En effet, la Turquie a mis de l’eau dans son vin concernant ses liens avec la confrérie des Frères musulmans. Compte tenu de son isolement diplomatique, Ankara a quelque peu pris ses distances avec le groupe islamiste. Dans le sillage de leur rapprochement diplomatique avec Le Caire, les autorités turques ont fait pression pour que plusieurs chaînes de télévision proches de l’organisation frériste cessent leurs critiques à l’égard de l’Égypte. Une posture plus qu’appréciable pour Abou Dhabi, qui considère les Frères musulmans comme un groupe terroriste depuis 2014.

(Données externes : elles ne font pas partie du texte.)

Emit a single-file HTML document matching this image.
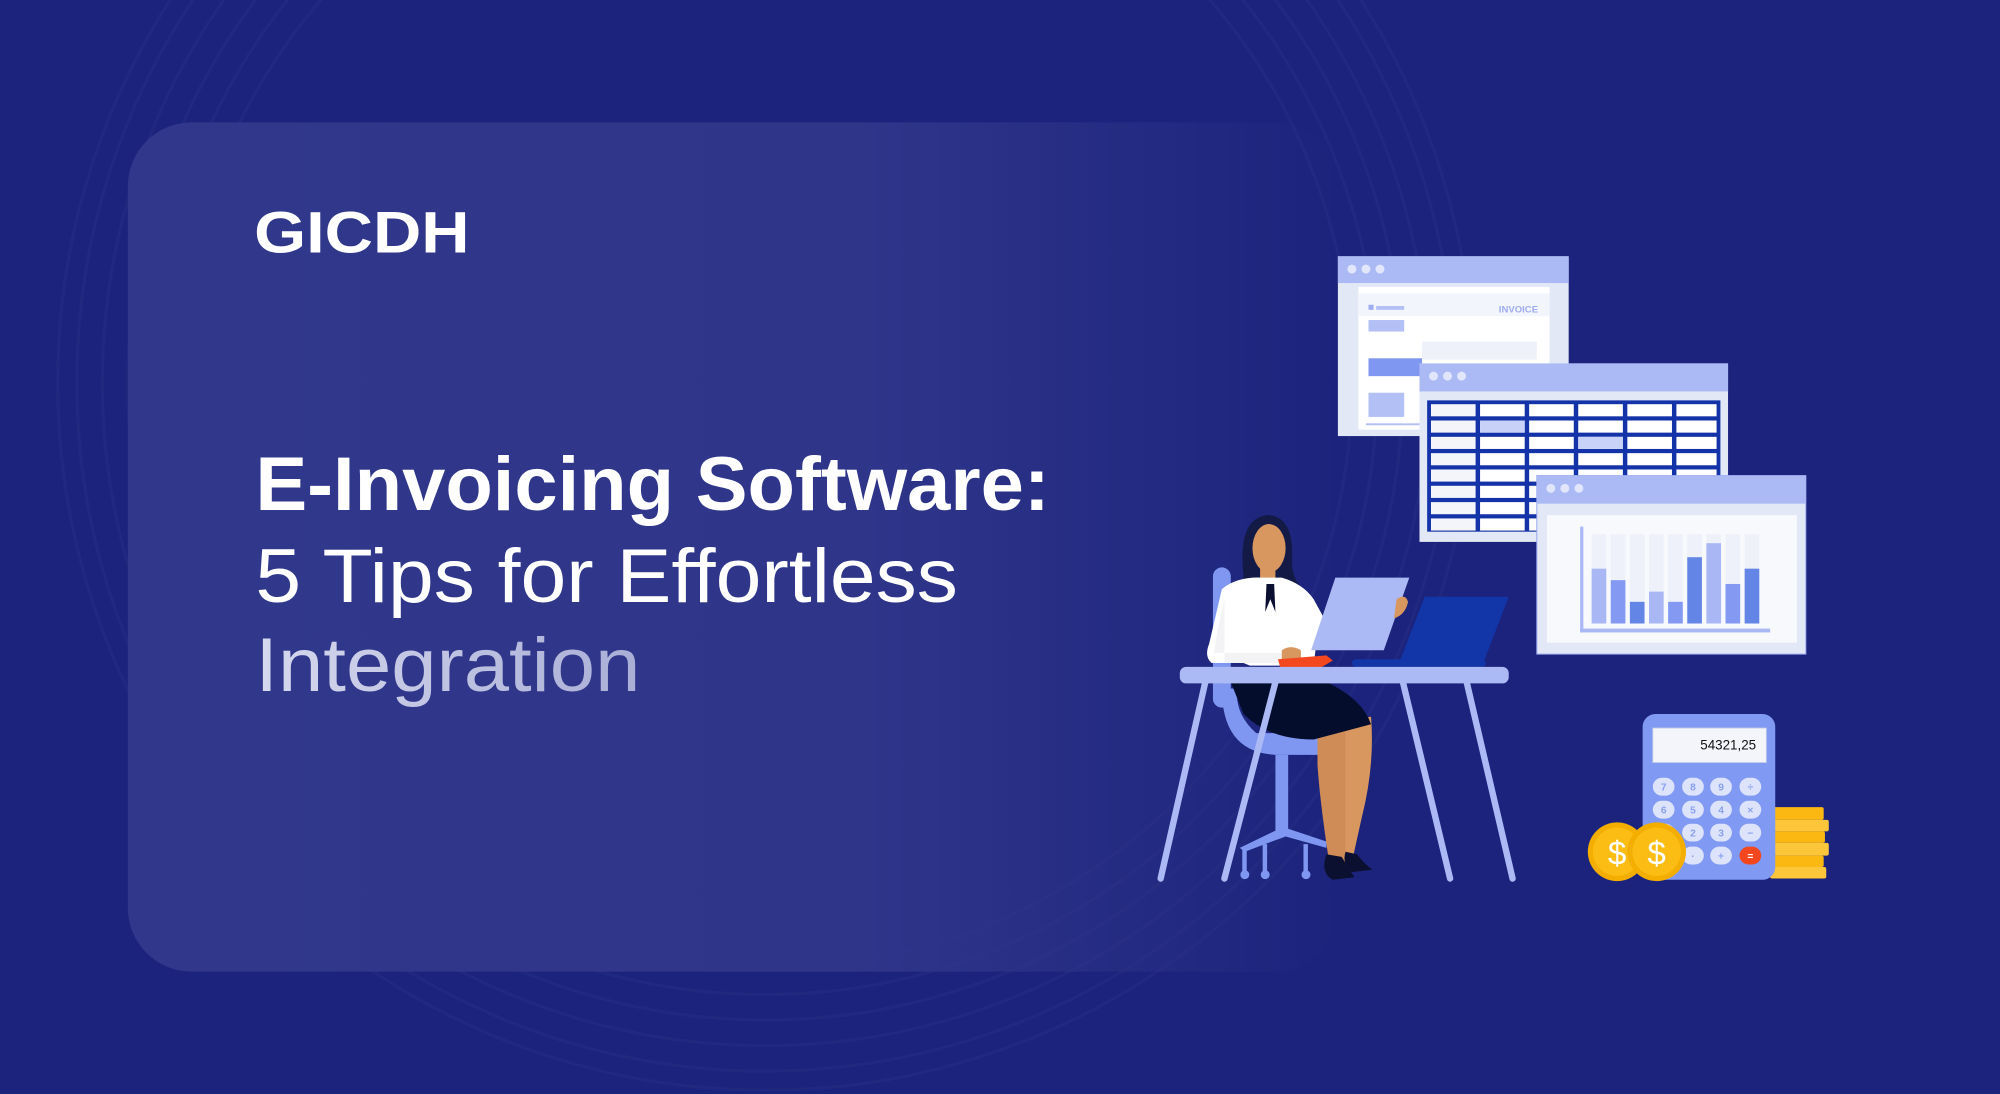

"Les deux parties accepteront d’être en désaccord sur certains théâtres comme la Libye, mais elles devront néanmoins atténuer la rhétorique maximaliste et mettre un terme aux tensions ouvertes. Sur d’autres théâtres, des compromis sont désormais possibles", estime la chercheuse.
"Par exemple, en ce qui concerne la Syrie, les Émirats arabes unis pourraient apaiser les inquiétudes de la Turquie en réduisant leur soutien aux Kurdes", ajoute-t-elle. Abou Dhabi s’est en effet toujours opposé aux incursions turques en territoire syrien pour annihiler la présence kurde du PKK. Mais aujourd’hui, forts de leur nouvelle relation avec le gouvernement syrien, les Émirats arabes unis sont en bonne position pour jouer "les médiateurs" entre Damas et Ankara, pense la spécialiste du Golfe. Un costume d’entremetteur qu’Abou Dhabi pourrait également endosser avec Riyad.
"L’Arabie saoudite a entamé un processus de rapprochement [avec la Turquie, ndlr] avant même les Émirats arabes unis. Il a été interrompu en raison de problèmes personnels avec le prince héritier Mohammed Ben Salmane, qui est considéré comme une figure toxique après le meurtre de Khashoggi. Les dirigeants d’Ankara et de Riyad doivent résoudre la quadrature du cercle dans l’optique d’une rencontre entre Erdogan et MBS. Les Émirats arabes unis pourraient encourager cette démarche, mais elle reste difficile", prédit la chercheuse Cinzia Bianco.
De nouveaux investissements, un espace régional plus apaisé et une ouverture tous azimuts avec d’anciens adversaires, les Émirats arabes unis sont plus que jamais les grands gagnants de cette période post-Printemps arabes.